The Associated Press

Most stocks on Wall Street are rising Friday, but trading is once again choppy as the market closes out a tumultuous week.

The benchmark S&P 500 index was up 0.6%, as of 12:36 p.m. Eastern. The Dow Jones Industrial Average was up 0.9%, with help from energy companies like ExxonMobil. The Nasdaq lagged other major indexes with a gain of just 0.2%.

All three indexes are on pace for weekly losses. The S&P 500 is down 2.7% for the week, which would be its biggest weekly drop since January.
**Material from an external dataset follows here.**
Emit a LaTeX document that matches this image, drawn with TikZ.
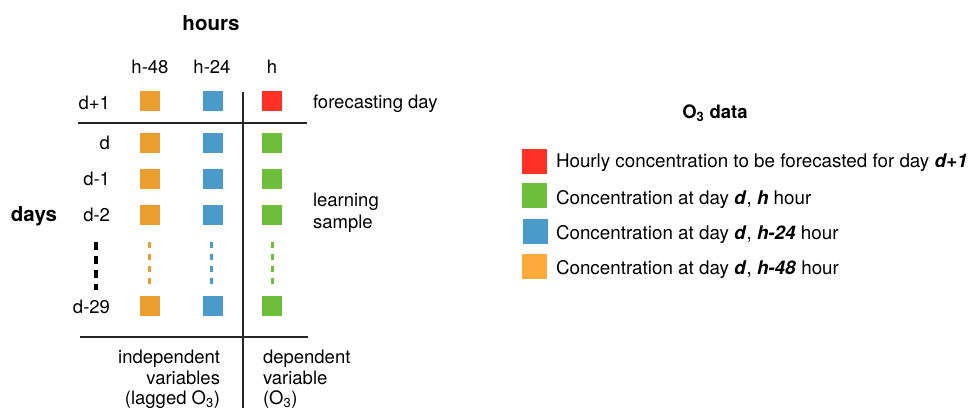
\documentclass[tikz,border=0pt]{standalone}
\usepackage{fontspec}
\setmainfont{TeX Gyre Heros}
\begin{document}
\definecolor{cOrange}{HTML}{EB9E30}
\definecolor{cOrangeL}{HTML}{FDA93B}
\definecolor{cBlue}{HTML}{4A9BC9}
\definecolor{cRed}{HTML}{FF3124}
\definecolor{cGreen}{HTML}{6DBE3A}
\begin{tikzpicture}[x=1pt,y=-1pt,
  every node/.style={inner sep=0pt,outer sep=0pt,font=\fontsize{18.5}{22}\selectfont},
  cell/.style={minimum size=20pt,inner sep=0pt,fill=#1},
  key/.style={minimum size=25pt,inner sep=0pt,fill=#1},
  lbl/.style={anchor=base},
  lblR/.style={anchor=base east},
  lblL/.style={anchor=base west},
  ttl/.style={anchor=base,font=\fontsize{20.5}{24}\selectfont\bfseries},
  rule/.style={line width=1.1pt,black!85},
  dots/.style={line width=3pt,draw=#1,dash pattern=on 6pt off 6pt},
  legtext/.style={anchor=base west,font=\fontsize{18.8}{22}\selectfont}
]
\useasboundingbox (0,0) rectangle (968,410);

% axis titles
\node[ttl] (hours) at (211,30) {hours};
\node[ttl] (days) at (34,221) {days};

% column headers
\node[lbl] (c48) at (150,73) {h-48};
\node[lbl] (c24) at (212,73) {h-24};
\node[lbl] (ch)  at (272,73) {h};

% row labels
\node[lblR] (rd1)  at (110,109) {d+1};
\node[lblR] (rd)   at (110,149) {d};
\node[lblR] (rdm1) at (110,185) {d-1};
\node[lblR] (rdm2) at (110,221) {d-2};
\node[lblR] (rd29) at (110,313) {d-29};

% data cells
\foreach \y/\n in {101/a,143/b,179/c,215/e,306/z}{
  \node[cell=cOrange] (o\n) at (150,\y) {};
  \node[cell=cBlue]   (b\n) at (213,\y) {};
}
\node[cell=cRed]   (ga) at (272,101) {};
\foreach \y/\n in {143/b,179/c,215/e,306/z}{
  \node[cell=cGreen] (g\n) at (272,\y) {};
}

% ellipsis columns
\coordinate (k1) at (96,242);  \coordinate (k2) at (96,290);
\coordinate (o1) at (149,242); \coordinate (o2) at (149,288);
\coordinate (b1) at (211,242); \coordinate (b2) at (211,288);
\coordinate (g1) at (272,242); \coordinate (g2) at (272,288);
\draw[line width=4pt,draw=black,dash pattern=on 8pt off 6pt] (k1) -- (k2);
\draw[dots=cOrange] (o1) -- (o2);
\draw[dots=cBlue]   (b1) -- (b2);
\draw[dots=cGreen]  (g1) -- (g2);

% separating rules
\coordinate (h1a) at (78,123);  \coordinate (h1b) at (307,123);
\coordinate (h2a) at (80,337);  \coordinate (h2b) at (308,337);
\coordinate (va)  at (243,92);  \coordinate (vb)  at (243,408);
\draw[rule] (h1a) -- (h1b);
\draw[rule] (h2a) -- (h2b);
\draw[rule] (va) -- (vb);

% row group captions
\node[lblL] (fday) at (313,108) {forecasting day};
\node[lblL] (learn1) at (313,206) {learning};
\node[lblL] (learn2) at (313,228) {sample};

% column group captions
\node[lblR] (ind1) at (220,363) {independent};
\node[lblR] (ind2) at (220,384) {variables};
\node[lblR] (ind3) at (220,404) {(lagged O\textsubscript{3})};
\node[lblL] (dep1) at (263,363) {dependent};
\node[lblL] (dep2) at (263,384) {variable};
\node[lblL] (dep3) at (263,404) {(O\textsubscript{3})};

% legend
\node[ttl,font=\fontsize{18.5}{22}\selectfont\bfseries] (legtitle) at (715,118) {O\textsubscript{3} data};
\node[key=cRed]     (kr) at (534.5,161.5) {};
\node[key=cGreen]   (kg) at (534.5,195.5) {};
\node[key=cBlue]    (kb) at (535,231.5) {};
\node[key=cOrangeL] (ko) at (534.5,266.5) {};
\node[legtext] (tr) at (556,167) {Hourly concentration to be forecasted for day \textbf{\textit{d+1}}};
\node[legtext] (tg) at (556,204) {Concentration at day \textbf{\textit{d}}, \textbf{\textit{h}} hour};
\node[legtext] (tb) at (556,239) {Concentration at day \textbf{\textit{d}}, \textbf{\textit{h-24}} hour};
\node[legtext] (to) at (556,274) {Concentration at day \textbf{\textit{d}}, \textbf{\textit{h-48}} hour};
\end{tikzpicture}
\end{document}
The Nasdaq is down 3.8% and the Dow is down 1.9%.

Merck jumped 9% after the drugmaker released a study that showed its experimental pill to treat COVID-19 cut hospitalizations and deaths by half in people who were recently infected with the virus.

September was the worst month for the S&P 500 since March 2020, when the pandemic first took hold across the U.S. and the globe. Investors have gotten skittish in recent weeks as COVID-19 infections continue to spread across the country as well as political turmoil in Washington, where Democrats seem no closer in resolving issues like infrastructure, social spending and the debt ceiling.

There’s also rising inflation. Oil prices are up 2% this week, approaching a seven-year high, while natural gas prices are up more than 8%.

The yield on the 10-year Treasury note, a benchmark for many kinds of loans, fell to 1.48% Fiday from 1.50%. It was trading at 1.32% just over a week ago.